Republicans Who Stood Up to the President’s Abuses of Power

by Michael Koncewicz

Pub Date: Oct. 12th, 2018
ISBN: 978-0-520-29905-4
Publisher: Univ. of California

In his debut book, professional archivist and Richard Nixon scholar Koncewicz mines vast research material to illuminate Nixon’s tenure from a fresh angle: his determination to violate laws for political advantage and the appointees who refused to obey.

At times, the author draws convincing, explicit comparisons to the Trump presidency. His first case study focuses on Nixon’s plan to use the Internal Revenue Service to illegally audit the tax filings of political enemies and then harass those enemies with findings from the audits.
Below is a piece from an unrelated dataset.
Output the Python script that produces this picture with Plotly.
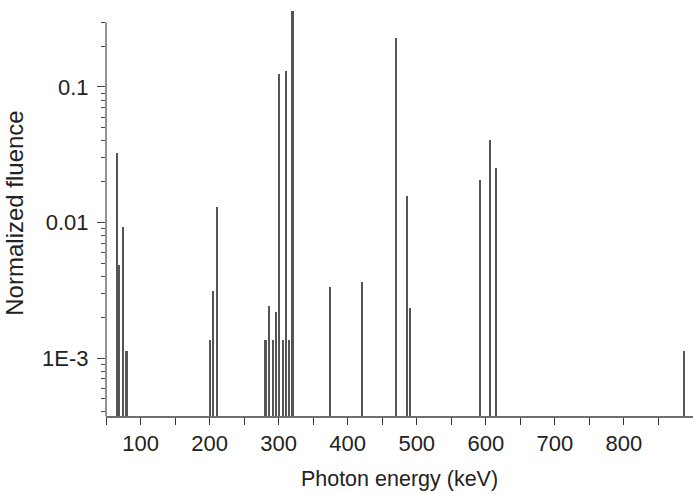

IRS commissioner Johnnie Walters, appointed by Nixon, refused to cooperate. Koncewicz additionally explains how Walters’ direct supervisor, Treasury secretary George Shultz, a key member of Nixon’s Cabinet, shielded the IRS from the president. Both Walters and Shultz knew they would be facing Nixon’s wrath and that they might be fired. But neither man wavered, and the author considers them courageous. Next, Koncewicz focuses on Nixon’s order to his freshly created Office of Management and Budget to illegally halt federal subsidies to elite universities. (For most of the chapter, the author narrows the focus to MIT.) Three assistant directors within the OMB—Kenneth Dam, William Morrill, and Paul O’Neill—banded together to resist Nixon’s order, and the author skillfully relates their saga. In the final chapters, Koncewicz highlights the best known of the resisters within the Nixon administration: Elliot Richardson, a highly visible appointee who played roles in the State Department, the Defense Department, and the Department of Health, Education, and Welfare before agreeing to serve as Nixon’s attorney general. When Nixon’s self-created Watergate scandal led to the appointment of Special Prosecutor Archibald Cox, a showdown seemed inevitable. When Nixon tried to halt the Watergate investigation via Cox’s firing, Richardson refused to dismiss Cox, and that stand led to what has become known as the Saturday Night Massacre.

Brief but scholarly in all the right ways—and excruciatingly timely.